== WHAT TO PRODUCE ==
Carry none of the pictures over; set down the material below exactly.
*****
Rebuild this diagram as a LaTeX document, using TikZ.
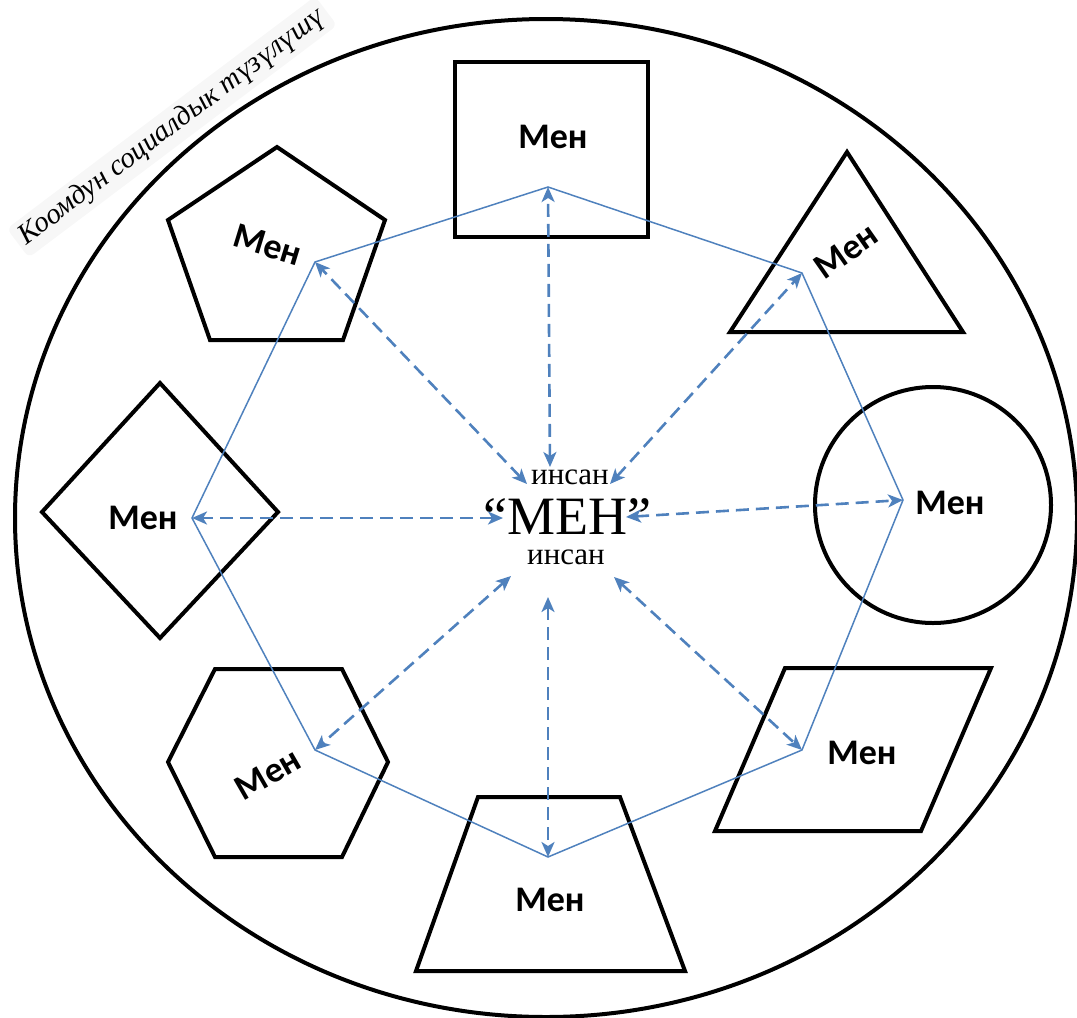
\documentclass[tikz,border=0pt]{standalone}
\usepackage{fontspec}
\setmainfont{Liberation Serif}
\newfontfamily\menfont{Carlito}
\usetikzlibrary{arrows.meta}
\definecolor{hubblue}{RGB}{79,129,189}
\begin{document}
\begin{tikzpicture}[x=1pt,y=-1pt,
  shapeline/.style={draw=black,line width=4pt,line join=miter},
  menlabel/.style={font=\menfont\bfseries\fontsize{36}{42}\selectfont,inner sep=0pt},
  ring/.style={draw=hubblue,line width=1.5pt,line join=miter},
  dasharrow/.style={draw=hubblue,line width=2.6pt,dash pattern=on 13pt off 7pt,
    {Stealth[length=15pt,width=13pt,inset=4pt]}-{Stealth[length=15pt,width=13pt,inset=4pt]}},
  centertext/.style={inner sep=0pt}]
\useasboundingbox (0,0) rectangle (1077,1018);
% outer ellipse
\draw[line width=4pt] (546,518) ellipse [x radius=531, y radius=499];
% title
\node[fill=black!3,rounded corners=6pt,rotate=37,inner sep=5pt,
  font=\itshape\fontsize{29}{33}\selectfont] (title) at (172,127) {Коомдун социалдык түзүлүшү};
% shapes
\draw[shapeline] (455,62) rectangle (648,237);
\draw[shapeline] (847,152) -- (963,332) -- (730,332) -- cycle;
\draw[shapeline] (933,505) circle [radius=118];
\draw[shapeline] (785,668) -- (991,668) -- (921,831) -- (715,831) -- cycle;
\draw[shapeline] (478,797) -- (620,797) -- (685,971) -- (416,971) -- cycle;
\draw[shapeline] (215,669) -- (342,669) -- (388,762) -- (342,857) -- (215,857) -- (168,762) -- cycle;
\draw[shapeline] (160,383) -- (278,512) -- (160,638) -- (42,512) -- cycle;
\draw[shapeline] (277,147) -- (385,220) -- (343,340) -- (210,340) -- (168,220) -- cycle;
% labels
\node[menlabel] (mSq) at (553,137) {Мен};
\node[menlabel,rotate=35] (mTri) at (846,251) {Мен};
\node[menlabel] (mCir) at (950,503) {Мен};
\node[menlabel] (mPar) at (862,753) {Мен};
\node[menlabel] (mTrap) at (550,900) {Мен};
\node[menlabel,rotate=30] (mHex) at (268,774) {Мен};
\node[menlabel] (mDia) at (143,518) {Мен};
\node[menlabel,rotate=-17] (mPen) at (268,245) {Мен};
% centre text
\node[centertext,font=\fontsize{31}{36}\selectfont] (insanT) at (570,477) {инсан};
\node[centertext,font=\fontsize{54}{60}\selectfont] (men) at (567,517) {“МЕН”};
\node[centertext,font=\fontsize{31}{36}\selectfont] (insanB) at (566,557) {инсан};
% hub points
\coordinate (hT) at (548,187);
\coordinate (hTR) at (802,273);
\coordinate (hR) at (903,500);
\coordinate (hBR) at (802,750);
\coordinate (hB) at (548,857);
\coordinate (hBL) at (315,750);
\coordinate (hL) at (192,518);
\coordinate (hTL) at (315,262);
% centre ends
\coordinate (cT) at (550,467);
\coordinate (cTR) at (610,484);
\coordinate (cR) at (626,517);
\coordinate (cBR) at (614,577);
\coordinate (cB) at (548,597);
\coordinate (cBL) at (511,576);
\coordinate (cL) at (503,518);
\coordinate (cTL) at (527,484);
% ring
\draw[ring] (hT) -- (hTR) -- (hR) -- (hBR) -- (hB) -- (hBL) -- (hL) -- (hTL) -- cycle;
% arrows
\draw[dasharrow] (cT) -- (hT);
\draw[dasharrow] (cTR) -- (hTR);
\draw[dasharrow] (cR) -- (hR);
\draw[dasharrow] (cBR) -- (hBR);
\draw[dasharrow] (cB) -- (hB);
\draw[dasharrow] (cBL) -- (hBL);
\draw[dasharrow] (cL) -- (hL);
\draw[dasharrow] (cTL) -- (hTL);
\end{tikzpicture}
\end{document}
*****
== RESPONSE TO THE EXERCISE ==
Rebuild this diagram as a LaTeX document, using TikZ.
\documentclass[tikz,border=0pt]{standalone}
\usepackage{fontspec}
\setmainfont{Liberation Serif}
\newfontfamily\menfont{Carlito}
\usetikzlibrary{arrows.meta}
\definecolor{hubblue}{RGB}{79,129,189}
\begin{document}
\begin{tikzpicture}[x=1pt,y=-1pt,
  shapeline/.style={draw=black,line width=4pt,line join=miter},
  menlabel/.style={font=\menfont\bfseries\fontsize{36}{42}\selectfont,inner sep=0pt},
  ring/.style={draw=hubblue,line width=1.5pt,line join=miter},
  dasharrow/.style={draw=hubblue,line width=2.6pt,dash pattern=on 13pt off 7pt,
    {Stealth[length=15pt,width=13pt,inset=4pt]}-{Stealth[length=15pt,width=13pt,inset=4pt]}},
  centertext/.style={inner sep=0pt}]
\useasboundingbox (0,0) rectangle (1077,1018);
% outer ellipse
\draw[line width=4pt] (546,518) ellipse [x radius=531, y radius=499];
% title
\node[fill=black!3,rounded corners=6pt,rotate=37,inner sep=5pt,
  font=\itshape\fontsize{29}{33}\selectfont] (title) at (172,127) {Коомдун социалдык түзүлүшү};
% shapes
\draw[shapeline] (455,62) rectangle (648,237);
\draw[shapeline] (847,152) -- (963,332) -- (730,332) -- cycle;
\draw[shapeline] (933,505) circle [radius=118];
\draw[shapeline] (785,668) -- (991,668) -- (921,831) -- (715,831) -- cycle;
\draw[shapeline] (478,797) -- (620,797) -- (685,971) -- (416,971) -- cycle;
\draw[shapeline] (215,669) -- (342,669) -- (388,762) -- (342,857) -- (215,857) -- (168,762) -- cycle;
\draw[shapeline] (160,383) -- (278,512) -- (160,638) -- (42,512) -- cycle;
\draw[shapeline] (277,147) -- (385,220) -- (343,340) -- (210,340) -- (168,220) -- cycle;
% labels
\node[menlabel] (mSq) at (553,137) {Мен};
\node[menlabel,rotate=35] (mTri) at (846,251) {Мен};
\node[menlabel] (mCir) at (950,503) {Мен};
\node[menlabel] (mPar) at (862,753) {Мен};
\node[menlabel] (mTrap) at (550,900) {Мен};
\node[menlabel,rotate=30] (mHex) at (268,774) {Мен};
\node[menlabel] (mDia) at (143,518) {Мен};
\node[menlabel,rotate=-17] (mPen) at (268,245) {Мен};
% centre text
\node[centertext,font=\fontsize{31}{36}\selectfont] (insanT) at (570,477) {инсан};
\node[centertext,font=\fontsize{54}{60}\selectfont] (men) at (567,517) {“МЕН”};
\node[centertext,font=\fontsize{31}{36}\selectfont] (insanB) at (566,557) {инсан};
% hub points
\coordinate (hT) at (548,187);
\coordinate (hTR) at (802,273);
\coordinate (hR) at (903,500);
\coordinate (hBR) at (802,750);
\coordinate (hB) at (548,857);
\coordinate (hBL) at (315,750);
\coordinate (hL) at (192,518);
\coordinate (hTL) at (315,262);
% centre ends
\coordinate (cT) at (550,467);
\coordinate (cTR) at (610,484);
\coordinate (cR) at (626,517);
\coordinate (cBR) at (614,577);
\coordinate (cB) at (548,597);
\coordinate (cBL) at (511,576);
\coordinate (cL) at (503,518);
\coordinate (cTL) at (527,484);
% ring
\draw[ring] (hT) -- (hTR) -- (hR) -- (hBR) -- (hB) -- (hBL) -- (hL) -- (hTL) -- cycle;
% arrows
\draw[dasharrow] (cT) -- (hT);
\draw[dasharrow] (cTR) -- (hTR);
\draw[dasharrow] (cR) -- (hR);
\draw[dasharrow] (cBR) -- (hBR);
\draw[dasharrow] (cB) -- (hB);
\draw[dasharrow] (cBL) -- (hBL);
\draw[dasharrow] (cL) -- (hL);
\draw[dasharrow] (cTL) -- (hTL);
\end{tikzpicture}
\end{document}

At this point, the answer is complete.